Data extracted from a collection
━━━━━━━━━━━━━━━━━━━━

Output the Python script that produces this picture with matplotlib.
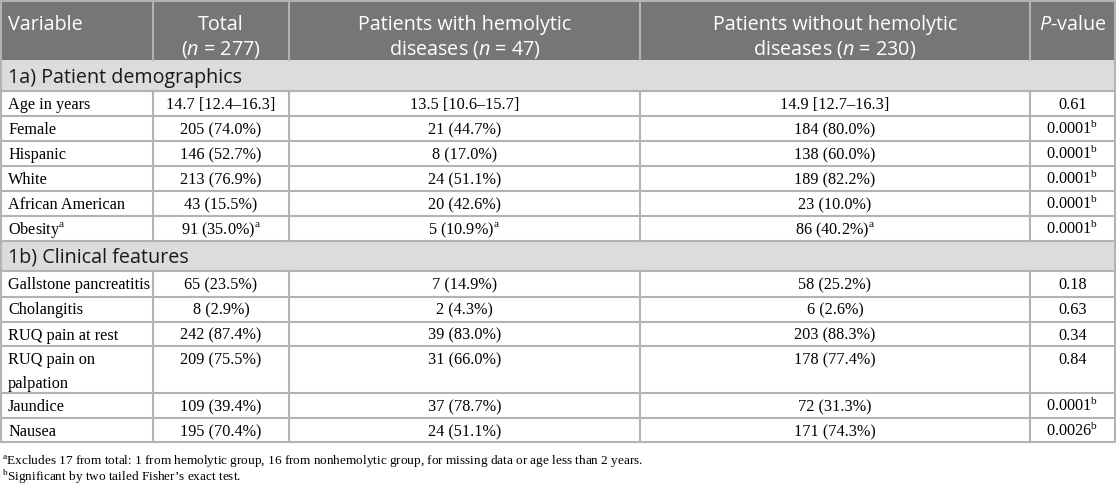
import matplotlib.pyplot as plt
from matplotlib.patches import Rectangle

plt.rcParams['mathtext.fontset'] = 'custom'
plt.rcParams['mathtext.rm'] = 'Liberation Serif'
plt.rcParams['mathtext.it'] = 'Open Sans:italic'

# Table content
headers = ["Variable", "Total\n($n$ = 277)", "Patients with hemolytic\ndiseases ($n$ = 47)",
           "Patients without hemolytic\ndiseases ($n$ = 230)", "$P$-value"]

sec_a = "1a) Patient demographics"
variables_a = ["Age in years", "Female", "Hispanic", "White", "African American", "Obesity$^{\\mathrm{a}}$"]
total_a = ["14.7 [12.4–16.3]", "205 (74.0%)", "146 (52.7%)", "213 (76.9%)", "43 (15.5%)",
           "91 (35.0%)$^{\\mathrm{a}}$"]
hemo_a = ["13.5 [10.6–15.7]", "21 (44.7%)", "8 (17.0%)", "24 (51.1%)", "20 (42.6%)",
          "5 (10.9%)$^{\\mathrm{a}}$"]
nonhemo_a = ["14.9 [12.7–16.3]", "184 (80.0%)", "138 (60.0%)", "189 (82.2%)", "23 (10.0%)",
             "86 (40.2%)$^{\\mathrm{a}}$"]
pval_a = ["0.61", "0.0001$^{\\mathrm{b}}$", "0.0001$^{\\mathrm{b}}$", "0.0001$^{\\mathrm{b}}$",
          "0.0001$^{\\mathrm{b}}$", "0.0001$^{\\mathrm{b}}$"]

sec_b = "1b) Clinical features"
variables_b = ["Gallstone pancreatitis", "Cholangitis", "RUQ pain at rest", "RUQ pain on\npalpation",
               "Jaundice", "Nausea"]
total_b = ["65 (23.5%)", "8 (2.9%)", "242 (87.4%)", "209 (75.5%)", "109 (39.4%)", "195 (70.4%)"]
hemo_b = ["7 (14.9%)", "2 (4.3%)", "39 (83.0%)", "31 (66.0%)", "37 (78.7%)", "24 (51.1%)"]
nonhemo_b = ["58 (25.2%)", "6 (2.6%)", "203 (88.3%)", "178 (77.4%)", "72 (31.3%)", "171 (74.3%)"]
pval_b = ["0.18", "0.63", "0.34", "0.84", "0.0001$^{\\mathrm{b}}$", "0.0026$^{\\mathrm{b}}$"]

footnotes = ["$^{\\mathrm{a}}$Excludes 17 from total: 1 from hemolytic group, 16 from nonhemolytic group, "
             "for missing data or age less than 2 years.",
             "$^{\\mathrm{b}}$Significant by two tailed Fisher’s exact test."]

# Layout in pixels
W, H = 1116, 492
col_x = [1, 153, 289, 640, 1030, 1115]
header_y = (1, 60)
rows_a_y = [91, 116, 141, 166, 191, 216, 241]
rows_b_y = [271, 296.5, 321.5, 346, 393, 418, 442]
line_col = '#b3b3b3'
lw = 1.5

fig = plt.figure(figsize=(W / 100, H / 100), dpi=100)
ax = fig.add_axes([0, 0, 1, 1])
ax.set_xlim(0, W)
ax.set_ylim(H, 0)
ax.axis('off')

sans = 'Open Sans'
serif = 'Liberation Serif'
fs_head = 14.2
fs_body = 11.7

# header
ax.add_patch(Rectangle((col_x[0], header_y[0]), col_x[-1] - col_x[0], header_y[1] - header_y[0],
                       facecolor='#767676', edgecolor='none'))
for i, h in enumerate(headers):
    x0, x1 = col_x[i], col_x[i + 1]
    for j, line in enumerate(h.split('\n')):
        yy = 30 + j * 24
        if i == 0:
            ax.text(x0 + 7, yy, line, ha='left', va='baseline', color='white', family=sans, fontsize=fs_head)
        else:
            ax.text((x0 + x1) / 2, yy, line, ha='center', va='baseline', color='white', family=sans,
                    fontsize=fs_head)


def draw_section(title, y_top, ys, cols):
    ax.add_patch(Rectangle((col_x[0], y_top), col_x[-1] - col_x[0], ys[0] - y_top,
                           facecolor='#dcdcdc', edgecolor='none'))
    ax.text(col_x[0] + 7, ys[0] - 8, title, ha='left', va='baseline', color='#1a1a1a',
            family=sans, fontsize=fs_head)
    ax.plot([col_x[0], col_x[-1]], [ys[0], ys[0]], color=line_col, lw=lw)
    for r in range(len(ys) - 1):
        top, bot = ys[r], ys[r + 1]
        ax.plot([col_x[0], col_x[-1]], [bot, bot], color=line_col, lw=lw)
        for c in range(5):
            ax.plot([col_x[c], col_x[c]], [top, bot], color=line_col, lw=lw)
        ax.plot([col_x[-1], col_x[-1]], [top, bot], color=line_col, lw=lw)
        for c, vals in enumerate(cols):
            lines = vals[r].split('\n')
            for j, line in enumerate(lines):
                yy = top + 18 + j * 23.5
                if c == 0:
                    ax.text(col_x[0] + 7, yy, line, ha='left', va='baseline', family=serif,
                            fontsize=fs_body, color='black')
                else:
                    ax.text((col_x[c] + col_x[c + 1]) / 2, yy, line, ha='center', va='baseline',
                            family=serif, fontsize=fs_body, color='black')


draw_section(sec_a, header_y[1], rows_a_y, [variables_a, total_a, hemo_a, nonhemo_a, pval_a])
draw_section(sec_b, rows_a_y[-1], rows_b_y, [variables_b, total_b, hemo_b, nonhemo_b, pval_b])

# outer borders of header / section rows
ax.plot([col_x[0], col_x[-1]], [header_y[0], header_y[0]], color=line_col, lw=lw)
for c in col_x:
    ax.plot([c, c], [header_y[0], header_y[1]], color=line_col, lw=lw)
for y0, y1 in [(header_y[1], rows_a_y[0]), (rows_a_y[-1], rows_b_y[0])]:
    ax.plot([col_x[0], col_x[0]], [y0, y1], color=line_col, lw=lw)
    ax.plot([col_x[-1], col_x[-1]], [y0, y1], color=line_col, lw=lw)

# footnotes
for k, fn in enumerate(footnotes):
    ax.text(2, 465 + k * 16, fn, ha='left', va='baseline', family=serif, fontsize=9.5, color='black')

fig.savefig('out.png', dpi=100)
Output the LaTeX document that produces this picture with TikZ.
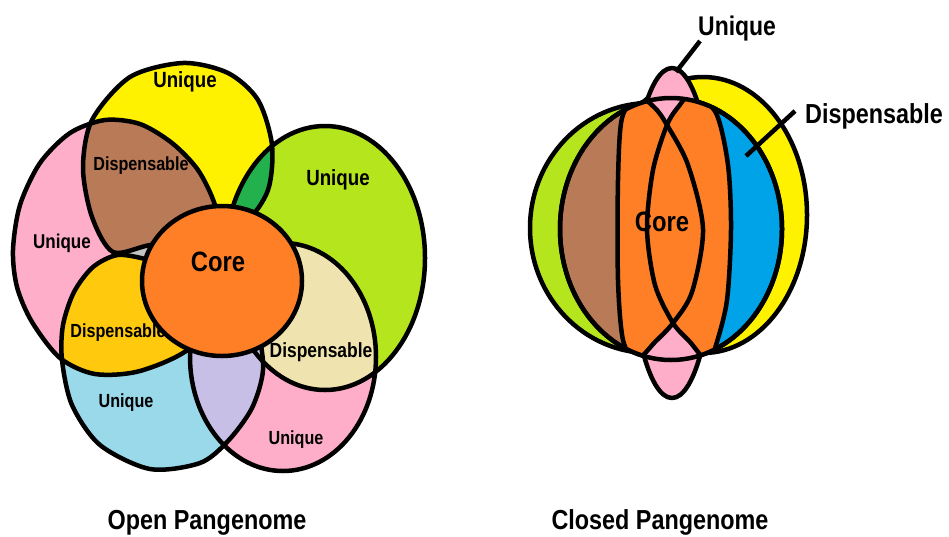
\documentclass[tikz,border=0pt]{standalone}
\usepackage{fontspec}
\setmainfont{Liberation Sans}[FakeStretch=0.85]
\definecolor{cYel}{HTML}{FFF200}
\definecolor{cPink}{HTML}{FFAEC9}
\definecolor{cBrown}{HTML}{B97A57}
\definecolor{cLime}{HTML}{B5E61D}
\definecolor{cDkGreen}{HTML}{22B14C}
\definecolor{cOrange}{HTML}{FF7F27}
\definecolor{cGold}{HTML}{FFC90E}
\definecolor{cBeige}{HTML}{EFE4B0}
\definecolor{cLtBlue}{HTML}{99D9EA}
\definecolor{cLav}{HTML}{C8BFE7}
\definecolor{cGray}{HTML}{C3C3C3}
\definecolor{cBlue}{HTML}{00A2E8}
% left (open) petals
\newcommand\shY{plot[smooth cycle] coordinates {(183,63) (228,73) (258,100) (272,145) (268,190) (245,222) (200,238) (150,245) (113,252) (92,217) (83,168) (92,120) (130,77)}}
\newcommand\shPa{plot[smooth cycle] coordinates {(13,250) (20,205) (40,163) (70,133) (105,120) (140,124) (172,143) (198,170) (215,205) (224,250) (215,305) (190,348) (140,371) (95,374) (60,358) (32,322) (17,287)}}
\newcommand\shB{plot[smooth cycle] coordinates {(118,255) (93,267) (74,292) (63,325) (62,360) (72,405) (100,445) (150,469) (200,463) (228,441) (252,408) (263,370) (257,330) (235,295) (190,270) (150,260)}}
\newcommand\shG{(325,258) ellipse [x radius=100, y radius=132]}
\newcommand\shPb{(283,357) ellipse [x radius=93, y radius=114]}
\newcommand\shCore{(222,281) ellipse [x radius=80, y radius=75]}
% right (closed) shapes
\newcommand\shRG{(650,228) ellipse [x radius=120, y radius=125]}
\newcommand\shRY{(703,215) ellipse [x radius=104, y radius=138]}
\newcommand\shRC{(671,229) ellipse [x radius=111, y radius=131]}
\newcommand\shRP{(672,233) ellipse [x radius=42, y radius=165]}
\newcommand\shRA{plot[smooth cycle] coordinates {(638,97) (655,108) (667,125) (688,165) (703,229) (692,292) (673,323) (655,342) (636,360) (623,340) (618,280) (618,180) (622,118)}}
\newcommand\shRB{plot[smooth cycle] coordinates {(692,94) (716,113) (728,165) (731,229) (727,300) (716,345) (708,362) (690,342) (673,323) (655,285) (647,229) (653,170) (667,125) (679,106)}}
\begin{document}
\begin{tikzpicture}[x=1pt,y=-1pt,line join=round,
  ol/.style={draw=black,line width=4.5pt},
  lab/.style={font=\bfseries\fontsize{#1}{#1}\selectfont,text=black,inner sep=0pt},
  lab/.default=19,
  leader/.style={draw=black,line width=4.5pt}]
\useasboundingbox (0,0) rectangle (949,536);
\fill[white] (0,0) rectangle (949,536);

% ---------------- Open pangenome ----------------
\fill[cPink] \shPa;
\fill[cGray] (124,253) -- (150,238) -- (165,245) -- (160,272) -- (140,268) -- cycle;
\fill[cYel] \shY;
\fill[cLime] \shG;
\fill[cPink] \shPb;
\fill[cLtBlue] \shB;
\begin{scope}\clip \shPa; \fill[cBrown] \shY; \end{scope}
\begin{scope}\clip \shY; \fill[cDkGreen] \shG; \end{scope}
\begin{scope}\clip \shG; \fill[cBeige] \shPb; \end{scope}
\begin{scope}\clip \shPb; \fill[cLav] \shB; \end{scope}
\begin{scope}\clip \shB; \fill[cGold] \shPa; \end{scope}
\draw[ol] \shY;
\draw[ol] \shPa;
\draw[ol] \shG;
\draw[ol] \shPb;
\draw[ol] \shB;

\node[lab=22] (u1) at (185,82) {Unique};
\node[lab=22] (u2) at (338,180) {Unique};
\node[lab=20] (u3) at (62,243) {Unique};
\node[lab=19] (u4) at (126,403) {Unique};
\node[lab=19] (u5) at (296,440) {Unique};
\node[lab=19] (d1) at (141,166) {Dispensable};
\node[lab=19] (d2) at (118,333) {Dispensable};
\node[lab=20.5] (d3) at (321,352) {Dispensable};

\fill[cOrange] \shCore;
\draw[ol] \shCore;
\node[lab=28] (core) at (218,262) {Core};

% ---------------- Closed pangenome ----------------
\fill[cLime] \shRG; \draw[ol] \shRG;
\fill[cYel] \shRY; \draw[ol] \shRY;
\fill[cBrown] \shRC;
\begin{scope}\clip \shRC; \fill[cBlue] (690,0) rectangle (800,420); \end{scope}
\draw[ol] \shRC;
\fill[cPink] \shRP; \draw[ol] \shRP;
\begin{scope}\clip \shRC;
  \fill[cOrange] \shRA;
  \fill[cOrange] \shRB;
\end{scope}
\node[lab=28] (rcore) at (662,222) {Core};
\begin{scope}\clip \shRC;
  \draw[ol] \shRA;
  \draw[ol] \shRB;
\end{scope}
\draw[ol] \shRC;

\node[lab=27,anchor=west] (rulab) at (698,29) {Unique};
\coordinate (ru1) at (700,41);
\coordinate (ru2) at (676,72);
\draw[leader] (ru1) -- (ru2);
\node[lab=27.5,anchor=west] (rdlab) at (805,116) {Dispensable};
\coordinate (rd1) at (795,111);
\coordinate (rd2) at (746,156);
\draw[leader] (rd1) -- (rd2);

\node[lab=27.5,anchor=base] (open) at (207,529) {Open Pangenome};
\node[lab=27.5,anchor=base] (closed) at (660,529) {Closed Pangenome};
\end{tikzpicture}
\end{document}
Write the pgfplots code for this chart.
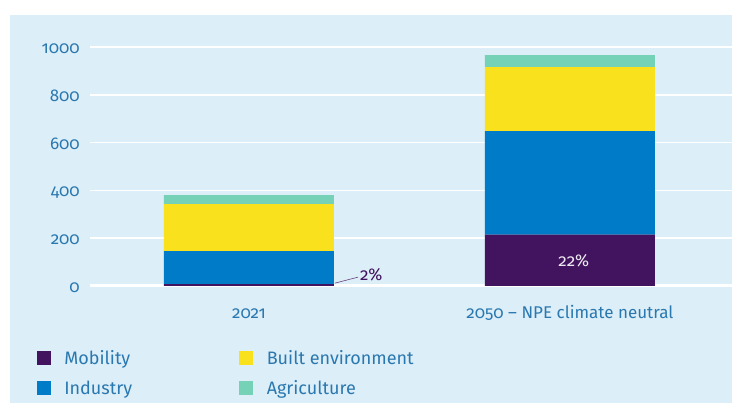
\documentclass[border=0pt]{standalone}
\usepackage{pgfplots}
\pgfplotsset{compat=1.18}
\usepackage{fontspec}
\setmainfont{Fira Sans}[Numbers=OldStyle]
\definecolor{bgc}{HTML}{DCEEF7}
\definecolor{mob}{HTML}{42145F}
\definecolor{ind}{HTML}{007BC7}
\definecolor{blt}{HTML}{F9E11E}
\definecolor{agr}{HTML}{76D2B6}
\definecolor{txt}{HTML}{2A78B0}
\pgfplotsset{sq/.style={legend image code/.code={\fill[#1] (0pt,0pt) rectangle (13pt,12.7pt); \path (27pt,0pt);}}}
\begin{document}
\begin{tikzpicture}
\path[use as bounding box] (0,0) rectangle (732pt,403pt);
\fill[bgc] (10pt,0) rectangle (732pt,388pt);
\begin{axis}[
  at={(90pt,117pt)}, anchor=south west,
  scale only axis, width=642pt, height=239pt,
  xmin=-0.495, xmax=1.505, ymin=0, ymax=1000,
  clip=false,
  ybar stacked, bar width=0.53,
  axis line style={draw=none},
  major tick length=0pt,
  ytick={0,200,...,1000},
  ymajorgrids, major grid style={white, line width=1.5pt},
  extra y ticks={0}, extra y tick labels={},
  extra y tick style={major grid style={white, line width=3pt}},
  xtick={0,1}, xticklabels={2021, 2050 -- NPE climate neutral},
  /pgf/number format/assume math mode=true,
  /pgf/number format/1000 sep={},
  yticklabel style={font=\fontsize{17}{20}\selectfont, text=txt, anchor=base east, inner sep=0pt, xshift=-10pt, yshift=-6.5pt},
  xticklabel style={font=\fontsize{17}{20}\selectfont, text=txt, anchor=base, inner sep=0pt, yshift=-33pt},
  legend columns=2,
  legend style={at={(axis description cs:-0.0826,-0.272)}, anchor=north west, draw=none, fill=none,
    inner sep=0pt, outer sep=0pt, row sep=13pt, column sep=0pt,
    font=\fontsize{18}{21}\selectfont, text=txt,
    cells={anchor=base west}, nodes={inner sep=0pt, text height=13pt, text depth=4pt}},
]
\addlegendimage{sq=mob}
\addlegendentry{\makebox[175pt][l]{Mobility}}
\addlegendimage{sq=blt}
\addlegendentry{Built environment}
\addlegendimage{sq=ind}
\addlegendentry{\makebox[175pt][l]{Industry}}
\addlegendimage{sq=agr}
\addlegendentry{Agriculture}
\addplot[fill=mob, draw=none] coordinates {(0,8) (1,215)};
\addplot[fill=ind, draw=none] coordinates {(0,138) (1,433)};
\addplot[fill=blt, draw=none] coordinates {(0,197) (1,268)};
\addplot[fill=agr, draw=none] coordinates {(0,37) (1,50)};
\draw[mob!80, line width=0.6pt] (axis cs:0.268,12) -- (axis cs:0.34,37);
\node[anchor=base west, inner sep=0pt, text=mob, font=\fontsize{17}{20}\selectfont] at (axis cs:0.346,21) {2\%};
\coordinate (p22) at (axis cs:1.012,83);
\end{axis}
\node[anchor=base, inner sep=0pt, text=white!90!mob, font=\fontsize{17}{20}\selectfont] at (p22) {22\%};
\end{tikzpicture}
\end{document}
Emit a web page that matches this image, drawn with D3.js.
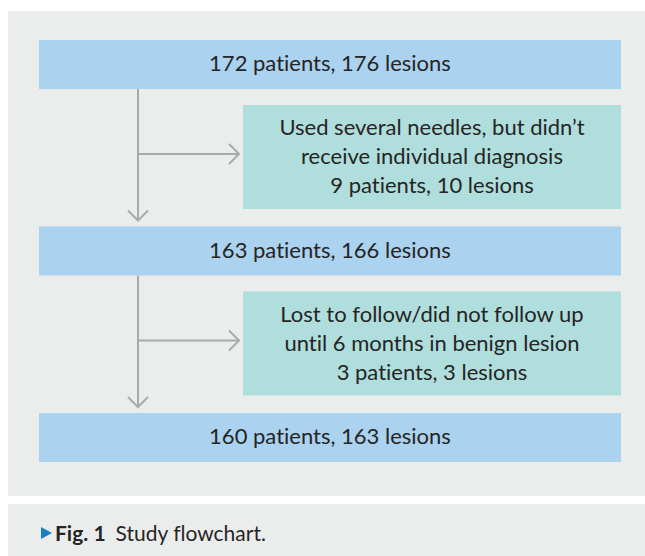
<!DOCTYPE html>
<html>
<head>
<meta charset="utf-8">
<script src="https://cdn.jsdelivr.net/npm/d3@7"></script>
<style>
  html, body { margin: 0; padding: 0; background: #fff; }
  svg { display: block; }
  text { font-variant-ligatures: none; font-feature-settings: "liga" 0; }
</style>
</head>
<body>
<div id="chart"></div>
<script>
// flowchart content
const mainSteps = [
  "172 patients, 176 lesions",
  "163 patients, 166 lesions",
  "160 patients, 163 lesions"
];
const exclusions = [
  ["Used several needles, but didn\u2019t", "receive individual diagnosis", "9 patients, 10 lesions"],
  ["Lost to follow/did not follow up", "until 6 months in benign lesion", "3 patients, 3 lesions"]
];
const captionLabel = "Fig. 1";
const captionText = "Study flowchart.";

const W = 645, H = 556;
const font = "Lato, 'Open Sans', sans-serif";

const svg = d3.select("#chart").append("svg")
  .attr("width", W).attr("height", H);

// backgrounds
svg.append("rect").attr("x", 8).attr("y", 11).attr("width", W - 8).attr("height", 485)
  .attr("fill", "#ebedec");
svg.append("rect").attr("x", 8).attr("y", 504).attr("width", W - 8).attr("height", 52)
  .attr("fill", "#ebedec");

// vertical layout: each step row is main box, followed by an exclusion box
const mainH = 49, sideH = 104;
const mainY = d3.scaleLinear().domain([0, 1]).range([40, 226.5]);
const x = d3.scaleLinear().domain([0, 1]).range([39, 621]);
const sideX0 = 243, trunkX = 138;

const lineColor = "#a9abab";
const g = svg.append("g");

// connectors
exclusions.forEach((d, i) => {
  const top = mainY(i) + mainH;
  const bottom = mainY(i + 1) - 6;
  const sideTop = top + 16;
  const midY = sideTop + sideH / 2 - 3;
  g.append("line").attr("x1", trunkX).attr("x2", trunkX)
    .attr("y1", top).attr("y2", bottom)
    .attr("stroke", lineColor).attr("stroke-width", 2);
  g.append("path")
    .attr("d", `M${trunkX - 10},${bottom - 10}L${trunkX},${bottom}L${trunkX + 10},${bottom - 10}`)
    .attr("fill", "none").attr("stroke", lineColor).attr("stroke-width", 2);
  g.append("line").attr("x1", trunkX).attr("x2", sideX0 - 4)
    .attr("y1", midY).attr("y2", midY)
    .attr("stroke", lineColor).attr("stroke-width", 2);
  g.append("path")
    .attr("d", `M${sideX0 - 14},${midY - 10}L${sideX0 - 4},${midY}L${sideX0 - 14},${midY + 10}`)
    .attr("fill", "none").attr("stroke", lineColor).attr("stroke-width", 2);
});

// main boxes
const mains = g.selectAll("g.main").data(mainSteps).join("g").attr("class", "main");
mains.append("rect")
  .attr("x", x(0)).attr("width", x(1) - x(0))
  .attr("y", (d, i) => mainY(i)).attr("height", mainH)
  .attr("fill", "#abd2ef");
mains.append("text")
  .attr("x", (x(0) + x(1)) / 2)
  .attr("y", (d, i) => mainY(i) + 31)
  .attr("text-anchor", "middle")
  .attr("font-family", font).attr("font-size", 22).attr("fill", "#252525")
  .text(d => d);

// exclusion boxes
const sides = g.selectAll("g.side").data(exclusions).join("g").attr("class", "side");
sides.append("rect")
  .attr("x", sideX0).attr("width", x(1) - sideX0)
  .attr("y", (d, i) => mainY(i) + mainH + 16).attr("height", sideH)
  .attr("fill", "#b0dedc");
sides.each(function (lines, i) {
  const top = mainY(i) + mainH + 16;
  d3.select(this).selectAll("text").data(lines).join("text")
    .attr("x", (sideX0 + x(1)) / 2)
    .attr("y", (d, j) => top + 30 + j * 29)
    .attr("text-anchor", "middle")
    .attr("font-family", font).attr("font-size", 22).attr("fill", "#252525")
    .text(d => d);
});

// caption
svg.append("path").attr("d", "M41,527L52,533L41,539Z").attr("fill", "#1b7fc4");
const cap = svg.append("text").attr("x", 55).attr("y", 541)
  .attr("font-family", font).attr("font-size", 21).attr("fill", "#252525");
cap.append("tspan").attr("font-weight", "bold").text(captionLabel);
cap.append("tspan").attr("dx", 10).text(captionText);
</script>
</body>
</html>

━━━━━━━━━━━━━━━━━━━━

Scan the lines for the string "code". Copy out each line that matches.

**SOLUTION TO THE PROBLEM:**
Write the pgfplots code for this chart.
\pgfplotsset{sq/.style={legend image code/.code={\fill[#1] (0pt,0pt) rectangle (13pt,12.7pt); \path (27pt,0pt);}}}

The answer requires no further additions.